The facts in Hyde are summarized in detail in a prior post that addressed the Appellate Division’s decision, which has now been modified by the high court. In short, the beneficiaries who decided not to interpose objections to the trustees’ accountings sought an order directing that the trustees’ legal fees in defending against the objections be deducted solely from the objecting beneficiaries’ shares – not from the trust estates generally. That way, the beneficiaries who did not object would not have their inheritance diminished by litigation in which they decided not to participate, and from which they would not benefit.
Although the Surrogate’s Court dismissed all objections to the accountings, it relied on the Court of Appeals’ earlier holding in Matter of Dillon, 28 NY2d 597 (1971), and held that the trustees’ legal fees were to be paid from the trusts generally, and not simply from the objecting beneficiaries’ shares. The Appellate Division affirmed.
Surprisingly, the Court of Appeals did not simply distinguish Dillon from the case before it; the Court reconsidered Dillon. It opined that its decision in Dillon, where it held that SCPA 2110 mandated that the entire estate or trust be charged with the fiduciary’s legal fees, apparently ignored the plain meaning of the statute.
SCPA 2110[2] provides that “ . . . [t]he court may direct payment for [a fiduciary’s legal fees] from the estate generally or from the funds in the hands of the fiduciary belonging to any legatee, devisee, distributee, or person interested.” Noting that legislative intent should be ascertained from the plain meaning of the statute, the Court explained that there exists a presumption against legislative intent for an unjust or unreasonable result. It further stated that its decision in Matter of Ungrich, 201 NY 415 [1911], rather than Dillon, should be used as a guide. Matter of Ungrich, like the Court’s holding in Hyde, focused on fairness. There, it was held that courts should have the discretion to direct whether a fiduciary’s legal fees should be paid by him individually, from the estate generally, or from individual beneficiaries’ shares.
In deferring to the plain meaning of the statute, the Hyde Court directed that Surrogates should assess the sources from which fees are to be paid, considering various factors such as:
(1) whether the objecting beneficiary acted solely in his or her interest or in the common interest of the estate; (2) the possible benefits to individual beneficiaries from the outcome of the underlying proceeding; (3) the extent of an individual beneficiary’s participation in the proceeding; (4) the good or bad faith of the objecting beneficiary; (5) whether there was justifiable doubt regarding the fiduciary’s conduct; (6) the portions of interest in the estate held by the non-objecting beneficiaries relative to the objecting beneficiaries; and (7) the future interests that could be affected by reallocation of fees to individual beneficiaries instead of to the corpus of the estate generally.

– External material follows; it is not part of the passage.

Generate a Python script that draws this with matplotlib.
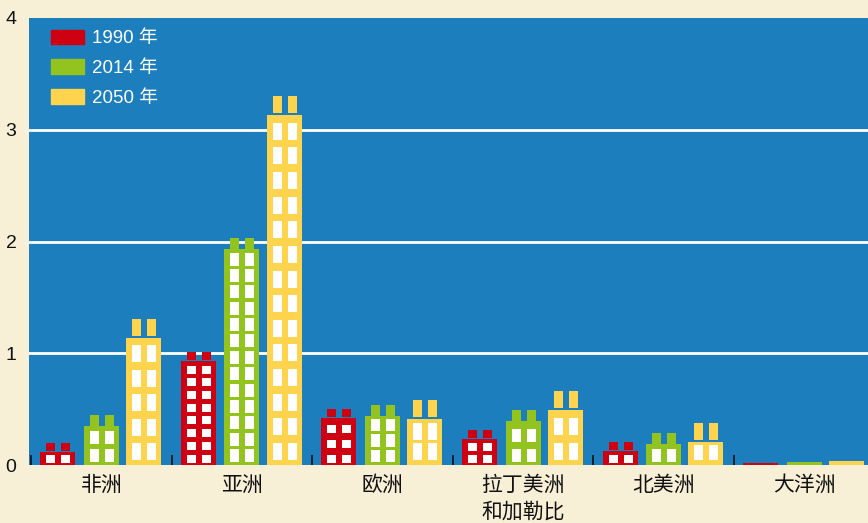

According to the Court, none of the above factors are determinative.
In view of the foregoing, the Court of Appeals remanded Hyde to the trial court for an analysis in accordance with its newly established guidelines, and an ultimate determination as to who would bear the cost of the trustees’ legal fees in defending their accountings.
This decision has clearly implemented a process that should result in more equitable allocations of a fiduciary’s legal expenses where applicable. But it may also have the effect of causing potential objectants to weigh the pros and cons of litigation even more carefully, especially when all beneficiaries are not on board with the decision.